* _MATERIAL PROVIDED_:

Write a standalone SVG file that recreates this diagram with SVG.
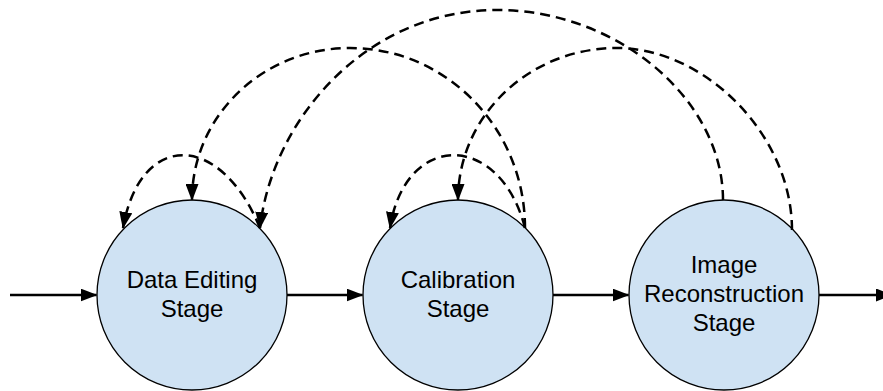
<svg xmlns="http://www.w3.org/2000/svg" width="883" height="391" viewBox="0 0 883 391">
  <defs>
    <marker id="ah" viewBox="0 0 17 13" markerWidth="17" markerHeight="13" refX="16" refY="6.5" orient="auto" markerUnits="userSpaceOnUse">
      <path d="M0,0 L17,6.5 L0,13 z" fill="#000"/>
    </marker>
    <style>
      .node circle { fill: #cfe2f3; stroke: #000; stroke-width: 1.3; }
      .node text { font-family: "Liberation Sans", Arial, sans-serif; font-size: 24px; fill: #000; text-anchor: middle; }
      .solid { fill: none; stroke: #000; stroke-width: 2.5; marker-end: url(#ah); }
      .dash { fill: none; stroke: #000; stroke-width: 2.5; stroke-dasharray: 10 6; }
      .dash.arrow { marker-end: url(#ah); }
    </style>
  </defs>
  <rect width="883" height="391" fill="#fff"/>

  <g id="node-data-editing" class="node">
    <circle cx="192" cy="295" r="95"/>
    <text x="192" y="288">Data Editing</text>
    <text x="192" y="317">Stage</text>
  </g>
  <g id="node-calibration" class="node">
    <circle cx="458" cy="295" r="95"/>
    <text x="458" y="288">Calibration</text>
    <text x="458" y="317">Stage</text>
  </g>
  <g id="node-image-reconstruction" class="node">
    <circle cx="724" cy="295" r="95"/>
    <text x="724" y="273">Image</text>
    <text x="724" y="302">Reconstruction</text>
    <text x="724" y="331">Stage</text>
  </g>

  <g id="connectors">
    <path class="solid" d="M10,295 L96.5,295"/>
    <path class="solid" d="M287,295 L362.5,295"/>
    <path class="solid" d="M553,295 L628.5,295"/>
    <path class="solid" d="M819,295 L892,295"/>

    <path class="dash arrow" d="M260,228 C220,131 140,131 123,228"/>
    <path class="dash arrow" d="M525,228 C500,131 405,131 390,228"/>
    <path class="dash arrow" d="M525,228 C525,128.6 446.6,48 350,48 C262.8,48 192,116 192,200"/>
    <path class="dash arrow" d="M723,200 C723,100 618,10 497,10 C366,10 272,120 260,228"/>
    <path class="dash arrow" d="M792,230 C792,135 705,48 617,48 C529,48 458,116 458,200"/>
  </g>
</svg>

* _WHAT IS NEEDED_: Reproduce every line exactly and omit all pictures.

* _RESULT OF THIS EXERCISE_:
Write a standalone SVG file that recreates this diagram with SVG.
<svg xmlns="http://www.w3.org/2000/svg" width="883" height="391" viewBox="0 0 883 391">
  <defs>
    <marker id="ah" viewBox="0 0 17 13" markerWidth="17" markerHeight="13" refX="16" refY="6.5" orient="auto" markerUnits="userSpaceOnUse">
      <path d="M0,0 L17,6.5 L0,13 z" fill="#000"/>
    </marker>
    <style>
      .node circle { fill: #cfe2f3; stroke: #000; stroke-width: 1.3; }
      .node text { font-family: "Liberation Sans", Arial, sans-serif; font-size: 24px; fill: #000; text-anchor: middle; }
      .solid { fill: none; stroke: #000; stroke-width: 2.5; marker-end: url(#ah); }
      .dash { fill: none; stroke: #000; stroke-width: 2.5; stroke-dasharray: 10 6; }
      .dash.arrow { marker-end: url(#ah); }
    </style>
  </defs>
  <rect width="883" height="391" fill="#fff"/>

  <g id="node-data-editing" class="node">
    <circle cx="192" cy="295" r="95"/>
    <text x="192" y="288">Data Editing</text>
    <text x="192" y="317">Stage</text>
  </g>
  <g id="node-calibration" class="node">
    <circle cx="458" cy="295" r="95"/>
    <text x="458" y="288">Calibration</text>
    <text x="458" y="317">Stage</text>
  </g>
  <g id="node-image-reconstruction" class="node">
    <circle cx="724" cy="295" r="95"/>
    <text x="724" y="273">Image</text>
    <text x="724" y="302">Reconstruction</text>
    <text x="724" y="331">Stage</text>
  </g>

  <g id="connectors">
    <path class="solid" d="M10,295 L96.5,295"/>
    <path class="solid" d="M287,295 L362.5,295"/>
    <path class="solid" d="M553,295 L628.5,295"/>
    <path class="solid" d="M819,295 L892,295"/>

    <path class="dash arrow" d="M260,228 C220,131 140,131 123,228"/>
    <path class="dash arrow" d="M525,228 C500,131 405,131 390,228"/>
    <path class="dash arrow" d="M525,228 C525,128.6 446.6,48 350,48 C262.8,48 192,116 192,200"/>
    <path class="dash arrow" d="M723,200 C723,100 618,10 497,10 C366,10 272,120 260,228"/>
    <path class="dash arrow" d="M792,230 C792,135 705,48 617,48 C529,48 458,116 458,200"/>
  </g>
</svg>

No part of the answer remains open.